Etant donné la complexité du rôle des gènes impliqués (gène-environnement, gène-gène), on comprend la difficulté de la démonstration du rôle des facteurs génétiques dans les conduites addictives. Néanmoins, les recherches récentes qui se sont penchées sur l'analyse du génome des sujets malades ont révélé quelques gènes candidats. Ainsi, le gène codant pour le transporteur de la dopamine DAT (les addictions sont caractérisées par une libération de dopamine entraînant un effet de sensibilisation) est associé dans trois études différentes aux accidents de sevrage de type delirium tremens et épilepsie de sevrage. D'après les résultats de l'équipe du Dr Philip Gorwood, on observe chez les sujets alcoolodépendants ayant l'allèle A1 du DRD2 (gène codant pour le récepteur dopaminergique) un risque accru de passage à l'acte de type de tentative de suicide. Quant au gène codant pour le transporteur de la sérotonine (SCL6A4), il a été associé à un risque d'impulsivité des sujets dépendants.
L'horloge circadienne
A la lumière des études chronopharmacologiques des substances psychoactives, celles du domaine de la chronesthésie (variation périodique de la réponse des systèmes biologiques à l'action des substances) et de la recherche en chronopathologie (variations périodiques prévisibles d'un processus pathologique), il importe de prendre en considération la participation de l'horloge circadienne à la dépendance, laquelle est caractérisée par le mode d'utilisation compulsive d'une substance (DSM IV). Il est apparu dans diverses études que les prises matinales de l'alcool entraînent les alcoolémies beaucoup plus élevées que les prises vespérales, que l'effet de l'alcool sur la température est différent suivant l'heure d'administration (hypothermie dans la journée, hyperthermie durant la nuit) ou qu'il existe un raccourcissement de latence du sommeil paradoxal chez les sujets alcoolodépendants. En ce qui concerne le syndrome de dépendance, on sait que les prises du produit sont liées d'abord à des facteurs sociaux et psychologiques, puis les prises s'affranchissent des facteurs d'initiation et de pérennisation et il apparaît un rythme comportemental autonome avec un caractère monotone de la consommation.
Alcool : des pics à 10 et 17 heures
En outre, les observations cliniques suggèrent la participation de l'horloge circadienne au processus de la conduite addictive.
Comme le montre une étude, menée par l'équipe du Dr Thierry Danel et portant sur 217 patients alcoolodépendants, 43 % d'entre eux ont justifié leur alcoolisation par les symptômes de sevrage (tremblements, sueurs), 49 % par une envie impérieuse à boire, 87 % savaient à quelle heure précise ils ont pris leur premier verre et 8O % ont déclaré que l'heure ne varie pas d'un jour à l'autre (les grands pics se situant vers 10 et 17 heures), cela quel que soit l'âge, le sexe et l'activité (ou chômage).
L'occurrence circadienne de la compulsion a été décrite surtout pour l'alcool, mais aussi pour le tabac et la cocaïne.
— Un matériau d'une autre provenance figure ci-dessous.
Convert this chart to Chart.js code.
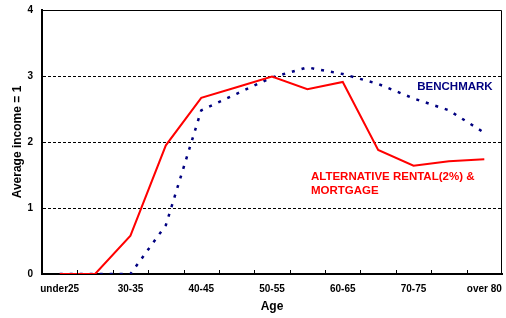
<!DOCTYPE html>
<html>
<head>
<meta charset="utf-8">
<script src="https://cdn.jsdelivr.net/npm/chart.js@4/dist/chart.umd.min.js"></script>
<style>
    html, body { margin: 0; padding: 0; background: #fff; }
    #chart-canvas { display: block; }
</style>
</head>
<body>
<canvas id="chart-canvas" width="506" height="318"></canvas>
<script>
    // Age groups (only every other one gets a label on the axis)
    const ageGroups = ['under25', '25-30', '30-35', '35-40', '40-45', '45-50', '50-55',
                       '55-60', '60-65', '65-70', '70-75', '75-80', 'over 80'];

    // Average income = 1
    const rentalMortgage = [0, 0, 0.58, 1.95, 2.67, 2.83, 2.99, 2.80, 2.91, 1.88, 1.64, 1.71, 1.74];
    const benchmark      = [0, 0, 0, 0.74, 2.48, 2.73, 2.98, 3.13, 3.03, 2.88, 2.66, 2.48, 2.14];

    const yTicks = [0, 1, 2, 3, 4];

    const fontFamily = '"Liberation Sans", Arial, sans-serif';

    // Frame, inner tick marks and the series labels
    const decorations = {
        id: 'decorations',
        afterDraw(chart) {
            const ctx = chart.ctx;
            const area = chart.chartArea;
            const x = chart.scales.x;
            const y = chart.scales.y;
            ctx.save();

            // thin top / right border
            ctx.strokeStyle = '#000';
            ctx.lineWidth = 1;
            ctx.beginPath();
            ctx.moveTo(area.left, area.top + 0.5);
            ctx.lineTo(area.right - 0.5, area.top + 0.5);
            ctx.lineTo(area.right - 0.5, area.bottom);
            ctx.stroke();

            // small ticks pointing into the plot at category boundaries
            const step = (area.right - area.left) / ageGroups.length;
            ctx.beginPath();
            for (let i = 1; i < ageGroups.length; i++) {
                const px = Math.round(area.left + i * step) + 0.5;
                ctx.moveTo(px, area.bottom);
                ctx.lineTo(px, area.bottom - 4);
            }
            ctx.stroke();

            // series labels
            ctx.font = 'bold 11.5px ' + fontFamily;
            ctx.textBaseline = 'middle';
            ctx.textAlign = 'center';
            ctx.fillStyle = '#000080';
            ctx.fillText('BENCHMARK', x.getPixelForValue(11.17), y.getPixelForValue(2.83));

            ctx.textAlign = 'left';
            ctx.fillStyle = '#ff0000';
            const lx = x.getPixelForValue(7.1);
            ctx.fillText('ALTERNATIVE RENTAL(2%) &', lx, y.getPixelForValue(1.47));
            ctx.fillText('MORTGAGE', lx, y.getPixelForValue(1.26));
            ctx.restore();
        }
    };

    const chartCanvas = document.getElementById('chart-canvas');
    window.resultChart = new Chart(chartCanvas, {
        type: 'line',
        data: {
            labels: ageGroups,
            datasets: [
                {
                    label: 'Alternative rental (2%) & mortgage',
                    data: rentalMortgage,
                    borderColor: '#ff0000',
                    borderWidth: 2,
                    pointRadius: 0,
                    tension: 0,
                    fill: false
                },
                {
                    label: 'Benchmark',
                    data: benchmark,
                    borderColor: '#000080',
                    borderWidth: 2.5,
                    borderDash: [3, 7],
                    pointRadius: 0,
                    tension: 0,
                    fill: false
                }
            ]
        },
        options: {
            responsive: false,
            animation: false,
            layout: { padding: { left: 0, right: 4, top: 10, bottom: 4 } },
            plugins: {
                legend: { display: false },
                tooltip: { enabled: false }
            },
            scales: {
                x: {
                    offset: true,
                    grid: { display: false, drawTicks: false },
                    border: { display: true, color: '#000', width: 2 },
                    ticks: {
                        autoSkip: false,
                        maxRotation: 0,
                        padding: 9,
                        color: '#000',
                        font: { family: fontFamily, size: 10, weight: 'bold' },
                        callback: function(value, index) {
                            return index % 2 === 0 ? ageGroups[index] : '';
                        }
                    },
                    title: {
                        display: true,
                        text: 'Age',
                        color: '#000',
                        padding: { top: 0, bottom: 0 },
                        font: { family: fontFamily, size: 12, weight: 'bold' }
                    },
                    afterFit: function(scale) {
                        scale.height = 40;
                        scale.paddingLeft = 0;
                        scale.paddingRight = 0;
                    }
                },
                y: {
                    min: 0,
                    max: 4,
                    afterBuildTicks: function(scale) {
                        scale.ticks = yTicks.map(v => ({ value: v }));
                    },
                    grid: {
                        drawTicks: false,
                        lineWidth: 1,
                        color: function(context) {
                            const v = context.tick ? context.tick.value : null;
                            return (v === 0 || v === 4) ? 'rgba(0,0,0,0)' : '#000';
                        }
                    },
                    border: { display: true, color: '#000', width: 2, dash: [3, 2] },
                    ticks: {
                        padding: 9,
                        color: '#000',
                        font: { family: fontFamily, size: 10, weight: 'bold' }
                    },
                    title: {
                        display: true,
                        text: 'Average income = 1',
                        color: '#000',
                        padding: { top: 10, bottom: 0 },
                        font: { family: fontFamily, size: 12, weight: 'bold' }
                    },
                    afterFit: function(scale) {
                        scale.width = 42;
                        scale.paddingTop = 0;
                        scale.paddingBottom = 0;
                    }
                }
            }
        },
        plugins: [decorations]
    });
</script>
</body>
</html>
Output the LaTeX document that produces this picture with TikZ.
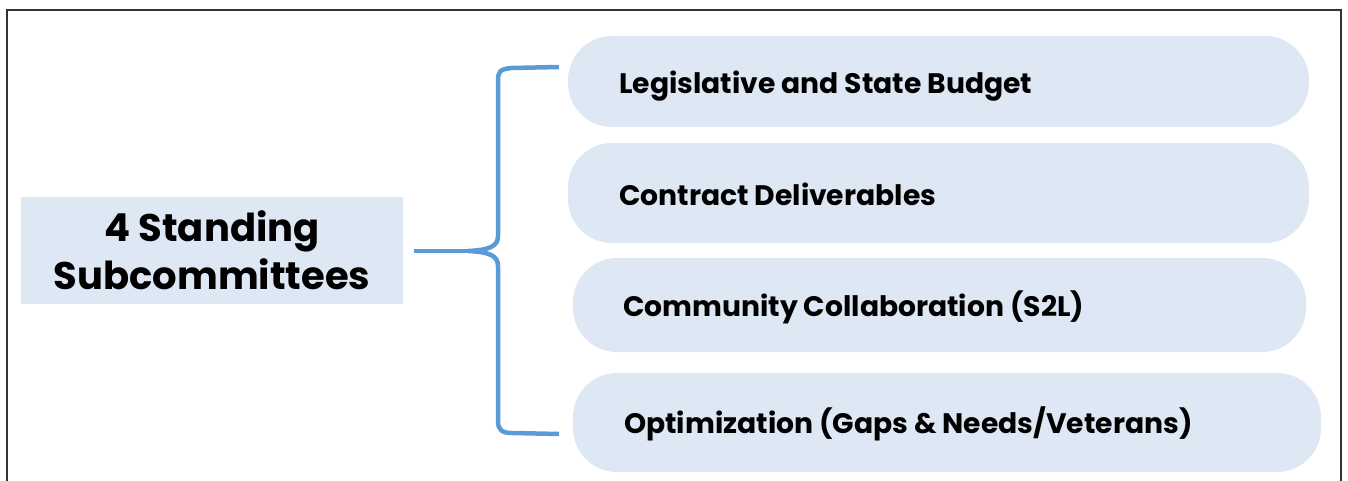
\documentclass[tikz,border=0pt]{standalone}
\usepackage{fontspec}
\setmainfont{Poppins}
\definecolor{pillfill}{HTML}{DDE8F4}
\definecolor{bracecol}{HTML}{5B9BD5}
\definecolor{framecol}{HTML}{333333}
\begin{document}
\begin{tikzpicture}[x=1pt,y=-1pt,
  pillbox/.style={fill=pillfill, rounded corners=44pt, inner sep=0pt},
  mainbox/.style={fill=pillfill, inner sep=0pt, align=center, font=\fontsize{38.5}{48}\selectfont\bfseries},
  pilltext/.style={anchor=base west, inner sep=0pt, font=\fontsize{28.2}{34}\selectfont\bfseries},
  bracestyle/.style={draw=bracecol, line width=4.5pt},
  framestyle/.style={draw=framecol, line width=2pt}]
\useasboundingbox (0,0) rectangle (1348,481);
\draw[framestyle] (7,481) -- (7,10) -- (1341,10) -- (1341,481);

\node[pillbox, minimum width=741pt, minimum height=91pt] (p1) at (938.5,81.5) {};
\node[pillbox, minimum width=741pt, minimum height=100pt] (p2) at (938.5,193) {};
\node[pillbox, minimum width=733pt, minimum height=94pt] (p3) at (939.5,305) {};
\node[pillbox, minimum width=748pt, minimum height=99pt] (p4) at (947,422.5) {};

\node[pilltext] (t1) at (619,94) {Legislative and State Budget};
\node[pilltext] (t2) at (619,205) {Contract Deliverables};
\node[pilltext] (t3) at (623,316) {Community Collaboration (S2L)};
\node[pilltext] (t4) at (624,433) {Optimization (Gaps \& Needs/Veterans)};

\node[mainbox, minimum width=382pt, minimum height=107pt] (main) at (212,250.5) {4 Standing\\Subcommittees};

\coordinate (btop) at (559,67);
\coordinate (bbot) at (559,434);
\coordinate (tip) at (468,251);
\coordinate (cstart) at (414,251);

\draw[bracestyle] (btop) -- (512,68) .. controls (499,69) and (498,72) .. (498,82) -- (498,236)
  .. controls (498,246) and (490,250) .. (tip)
  .. controls (490,252) and (498,256) .. (498,266) -- (498,421)
  .. controls (498,430) and (502,433) .. (512,433) -- (bbot);
\draw[bracestyle] (cstart) -- (tip);
\end{tikzpicture}
\end{document}
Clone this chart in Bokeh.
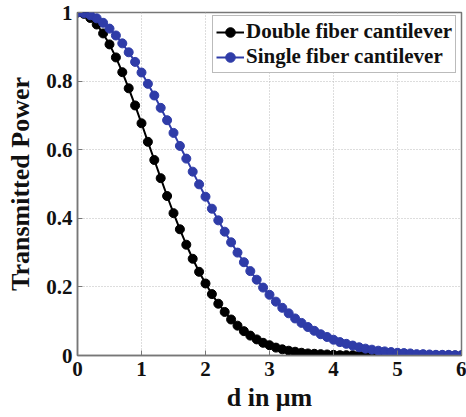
from bokeh.plotting import figure
from bokeh.models import FixedTicker, Legend, LegendItem
from bokeh.embed import file_html
from bokeh.resources import INLINE

d = [round(i * 0.1, 1) for i in range(61)]

double_fiber = [1.000, 0.996, 0.984, 0.965, 0.939, 0.907, 0.869, 0.826, 0.779, 0.729,
                0.677, 0.623, 0.570, 0.517, 0.465, 0.415, 0.368, 0.323, 0.282, 0.244,
                0.210, 0.179, 0.151, 0.127, 0.105, 0.087, 0.071, 0.058, 0.047, 0.037,
                0.030, 0.023, 0.018, 0.014, 0.011, 0.008, 0.006, 0.005, 0.004, 0.003,
                0.002, 0.001, 0.001, 0.001, 0.000, 0.000, 0.000, 0.000, 0.000, 0.000,
                0.000, 0.000, 0.000, 0.000, 0.000, 0.000, 0.000, 0.000, 0.000, 0.000,
                0.000]

single_fiber = [1.000, 0.998, 0.992, 0.983, 0.970, 0.953, 0.933, 0.910, 0.884, 0.856,
                0.825, 0.792, 0.758, 0.722, 0.686, 0.649, 0.611, 0.574, 0.536, 0.499,
                0.463, 0.428, 0.394, 0.361, 0.330, 0.300, 0.272, 0.246, 0.221, 0.198,
                0.177, 0.157, 0.139, 0.123, 0.108, 0.095, 0.083, 0.072, 0.062, 0.054,
                0.046, 0.039, 0.034, 0.029, 0.024, 0.020, 0.017, 0.014, 0.012, 0.010,
                0.008, 0.007, 0.006, 0.004, 0.004, 0.003, 0.002, 0.002, 0.002, 0.001,
                0.001]

x_ticks = [0, 1, 2, 3, 4, 5, 6]
y_ticks = [0, 0.2, 0.4, 0.6, 0.8, 1]
y_tick_labels = ["0", "0.2", "0.4", "0.6", "0.8", "1"]
labels = ["Double fiber cantilever", "Single fiber cantilever"]

BLACK = "#000000"
BLUE = "#2f3ca8"
FONT = "Liberation Serif"

p = figure(width=466, height=417, x_range=(0, 6), y_range=(0, 1),
           output_backend="svg", toolbar_location=None,
           min_border_left=77, min_border_right=5, min_border_top=12, min_border_bottom=62)

p.outline_line_color = "#777777"
p.outline_line_width = 1.5

for ax in (p.xaxis[0], p.yaxis[0]):
    ax.axis_line_color = "#777777"
    ax.axis_line_width = 1.5
    ax.major_tick_in = 5
    ax.major_tick_out = 0
    ax.minor_tick_line_color = None
    ax.major_tick_line_color = "#777777"
    ax.major_label_text_font = FONT
    ax.major_label_text_font_style = "bold"
    ax.major_label_text_font_size = "21px"
    ax.major_label_text_color = "#111111"
    ax.axis_label_text_font = FONT
    ax.axis_label_text_font_style = "bold"
    ax.axis_label_text_font_size = "26px"
    ax.axis_label_text_color = "#111111"

p.xaxis.ticker = FixedTicker(ticks=x_ticks)
p.yaxis.ticker = FixedTicker(ticks=y_ticks)
p.yaxis.major_label_overrides = {t: l for t, l in zip(y_ticks, y_tick_labels)}
p.xaxis.axis_label = "d in \u03bcm"
p.yaxis.axis_label = "Transmitted Power"
p.xaxis.major_label_standoff = 6
p.yaxis.major_label_standoff = 5
p.xaxis.axis_label_standoff = 4
p.yaxis.axis_label_standoff = 8

p.xgrid[0].ticker = FixedTicker(ticks=x_ticks)
p.ygrid[0].ticker = FixedTicker(ticks=y_ticks)
for g in (p.xgrid[0], p.ygrid[0]):
    g.grid_line_color = "#bbbbbb"
    g.grid_line_dash = "1 2"
    g.grid_line_width = 1

l1 = p.line(d, double_fiber, line_color=BLACK, line_width=2)
c1 = p.scatter(d, double_fiber, size=9, fill_color=BLACK, line_color=BLACK)
l2 = p.line(d, single_fiber, line_color=BLUE, line_width=2)
c2 = p.scatter(d, single_fiber, size=9, fill_color=BLUE, line_color=BLUE)

legend = Legend(items=[LegendItem(label=labels[0], renderers=[l1, c1]),
                       LegendItem(label=labels[1], renderers=[l2, c2])],
                location=(135, 282), margin=0, padding=3, spacing=0,
                glyph_width=28, glyph_height=24, label_height=24, label_standoff=2,
                label_text_font=FONT, label_text_font_style="bold",
                label_text_font_size="21px", label_text_color="#111111",
                border_line_color="#777777", border_line_width=1.5,
                background_fill_alpha=1)
p.add_layout(legend, "center")

open("out.html", "w").write(file_html(p, INLINE))
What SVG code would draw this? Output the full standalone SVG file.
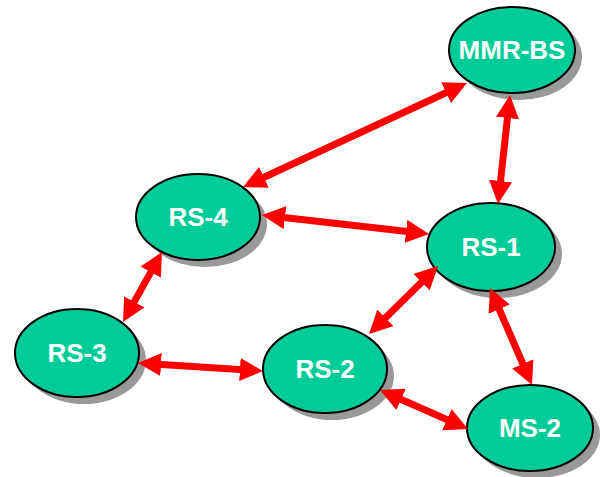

Cette hypothèse biologique a été confortée par des observations expérimentales récentes qui montrent l'implication des gènes Per 1 et Per 2 dans les phénomènes de sensibilisation et de récompense à la cocaïne chez le rongeur.
D'après les communications des Drs Ph. Gorwood (CHU Pitié-Salpêtrière) et T. Danel (Lille) dans le cadre des Journées internationales de biologie.